_COLLECTED MATERIAL_
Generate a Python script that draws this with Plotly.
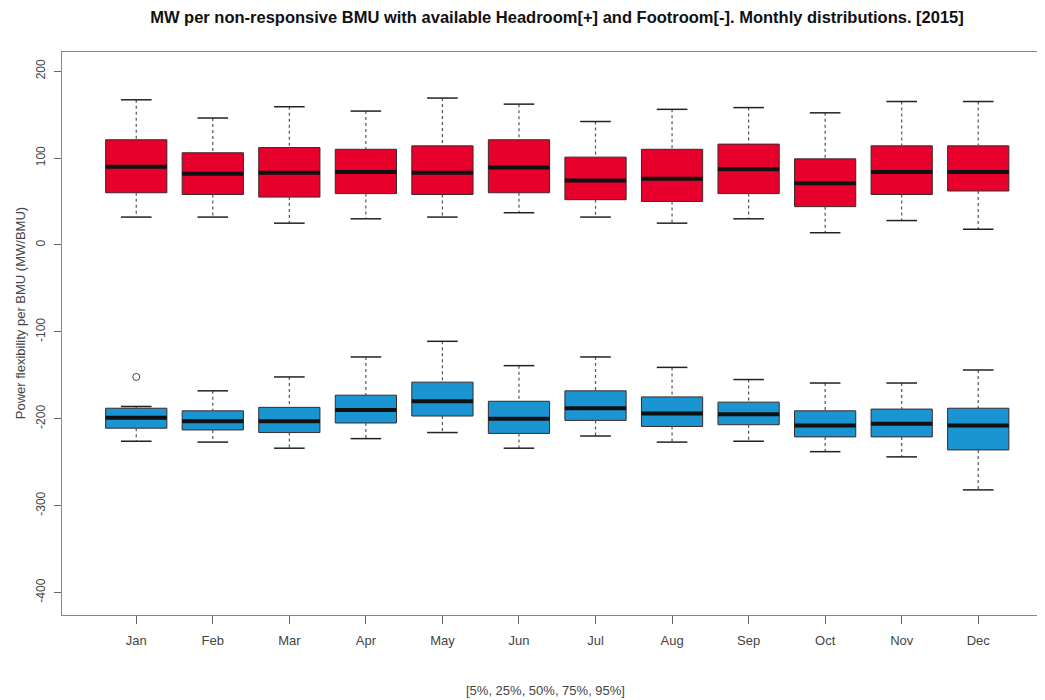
import plotly.graph_objects as go

months = ["Jan", "Feb", "Mar", "Apr", "May", "Jun", "Jul", "Aug", "Sep", "Oct", "Nov", "Dec"]
pos = list(range(1, 13))

y_ticks = [-400, -300, -200, -100, 0, 100, 200]
y_ticklabels = ["-400", "-300", "-200", "-100", "0", "100", "200"]

# Headroom [+] : 5%, 25%, 50%, 75%, 95%
head_p05 = [32, 32, 25, 30, 32, 37, 32, 25, 30, 14, 28, 18]
head_p25 = [60, 58, 55, 59, 58, 60, 52, 50, 59, 44, 58, 62]
head_p50 = [90, 82, 83, 84, 83, 89, 74, 76, 87, 71, 84, 84]
head_p75 = [121, 106, 112, 110, 114, 121, 101, 110, 116, 99, 114, 114]
head_p95 = [167, 146, 159, 154, 169, 162, 142, 156, 158, 152, 165, 165]

# Footroom [-] : 5%, 25%, 50%, 75%, 95%
foot_p05 = [-226, -227, -234, -223, -216, -234, -220, -227, -226, -238, -244, -282]
foot_p25 = [-211, -213, -216, -205, -197, -217, -202, -209, -207, -221, -221, -236]
foot_p50 = [-199, -203, -203, -190, -180, -200, -188, -194, -195, -208, -206, -208]
foot_p75 = [-188, -191, -187, -173, -158, -180, -168, -175, -181, -191, -189, -188]
foot_p95 = [-186, -168, -152, -129, -111, -139, -129, -141, -155, -159, -159, -144]

# outliers
out_x = [1]
out_y = [-152]

red = "#E8002D"
blue = "#1A95D2"
edge = "#3a2a2a"
box_w = 0.8
cap_half = 0.2

fig = go.Figure()


def add_series(p05, p25, p50, p75, p95, fill):
    wx, wy = [], []
    cx, cy = [], []
    mx, my = [], []
    for i, x in enumerate(pos):
        wx += [x, x, None, x, x, None]
        wy += [p95[i], p75[i], None, p25[i], p05[i], None]
        cx += [x - cap_half, x + cap_half, None, x - cap_half, x + cap_half, None]
        cy += [p95[i], p95[i], None, p05[i], p05[i], None]
        mx += [x - box_w / 2, x + box_w / 2, None]
        my += [p50[i], p50[i], None]
    fig.add_trace(go.Scatter(x=wx, y=wy, mode="lines",
                             line=dict(color="#555555", width=1.2, dash="3px,3px"),
                             hoverinfo="skip", showlegend=False))
    fig.add_trace(go.Scatter(x=cx, y=cy, mode="lines",
                             line=dict(color="#222222", width=1.5),
                             hoverinfo="skip", showlegend=False))
    fig.add_trace(go.Box(x=pos, q1=p25, median=p50, q3=p75,
                         lowerfence=p25, upperfence=p75,
                         width=box_w, fillcolor=fill,
                         line=dict(color=edge, width=1),
                         whiskerwidth=0, boxpoints=False, showlegend=False))
    fig.add_trace(go.Scatter(x=mx, y=my, mode="lines",
                             line=dict(color="#111111", width=4),
                             hoverinfo="skip", showlegend=False))


add_series(head_p05, head_p25, head_p50, head_p75, head_p95, red)
add_series(foot_p05, foot_p25, foot_p50, foot_p75, foot_p95, blue)

fig.add_trace(go.Scatter(x=out_x, y=out_y, mode="markers",
                         marker=dict(symbol="circle-open", size=7, color="#444444",
                                     line=dict(width=1)),
                         showlegend=False))

fig.update_layout(
    width=1037, height=692,
    margin=dict(l=54, r=4, t=44, b=85),
    paper_bgcolor="white", plot_bgcolor="white",
    font=dict(family="Liberation Sans, Arial, sans-serif", size=12, color="#444444"),
    title=dict(text="<b>MW per non-responsive BMU with available Headroom[+] and Footroom[-]. Monthly distributions. [2015]</b>",
               x=0.5294, xanchor="center", y=0.986, yanchor="middle",
               font=dict(size=16.5, color="#111111")),
    showlegend=False,
)

fig.update_xaxes(range=[0.03, 12.82], tickvals=pos, ticktext=months,
                 ticks="outside", ticklen=8, tickcolor="#666666",
                 ticklabelstandoff=5, automargin=False,
                 tickfont=dict(size=13),
                 showline=True, linecolor="#888888", linewidth=1, mirror=True,
                 showgrid=False, zeroline=False)
fig.update_yaxes(range=[-426, 222], tickvals=y_ticks, ticktext=y_ticklabels,
                 ticks="outside", ticklen=7, tickcolor="#666666", tickangle=-90,
                 ticklabelstandoff=4, automargin=False,
                 tickfont=dict(size=12),
                 showline=True, linecolor="#888888", linewidth=1, mirror=True,
                 showgrid=False, zeroline=False)

fig.add_annotation(text="Power flexibility per BMU (MW/BMU)", textangle=-90,
                   xref="paper", yref="paper", x=0, y=0.536, xanchor="center",
                   yanchor="middle", xshift=-42, showarrow=False,
                   font=dict(size=13, color="#444444"))
fig.add_annotation(text="[5%, 25%, 50%, 75%, 95%]",
                   xref="paper", yref="paper", x=0.494, y=0, xanchor="center",
                   yanchor="middle", yshift=-75, showarrow=False,
                   font=dict(size=13, color="#444444"))

fig.write_html("out.html")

_TASK_
Pictures are excluded; extract exactly the lines from the start of the data through the line that holds "fig = go.Figure()", both ends included.

_ANSWER TO THIS PROBLEM_
Generate a Python script that draws this with Plotly.
import plotly.graph_objects as go

months = ["Jan", "Feb", "Mar", "Apr", "May", "Jun", "Jul", "Aug", "Sep", "Oct", "Nov", "Dec"]
pos = list(range(1, 13))

y_ticks = [-400, -300, -200, -100, 0, 100, 200]
y_ticklabels = ["-400", "-300", "-200", "-100", "0", "100", "200"]

# Headroom [+] : 5%, 25%, 50%, 75%, 95%
head_p05 = [32, 32, 25, 30, 32, 37, 32, 25, 30, 14, 28, 18]
head_p25 = [60, 58, 55, 59, 58, 60, 52, 50, 59, 44, 58, 62]
head_p50 = [90, 82, 83, 84, 83, 89, 74, 76, 87, 71, 84, 84]
head_p75 = [121, 106, 112, 110, 114, 121, 101, 110, 116, 99, 114, 114]
head_p95 = [167, 146, 159, 154, 169, 162, 142, 156, 158, 152, 165, 165]

# Footroom [-] : 5%, 25%, 50%, 75%, 95%
foot_p05 = [-226, -227, -234, -223, -216, -234, -220, -227, -226, -238, -244, -282]
foot_p25 = [-211, -213, -216, -205, -197, -217, -202, -209, -207, -221, -221, -236]
foot_p50 = [-199, -203, -203, -190, -180, -200, -188, -194, -195, -208, -206, -208]
foot_p75 = [-188, -191, -187, -173, -158, -180, -168, -175, -181, -191, -189, -188]
foot_p95 = [-186, -168, -152, -129, -111, -139, -129, -141, -155, -159, -159, -144]

# outliers
out_x = [1]
out_y = [-152]

red = "#E8002D"
blue = "#1A95D2"
edge = "#3a2a2a"
box_w = 0.8
cap_half = 0.2

fig = go.Figure()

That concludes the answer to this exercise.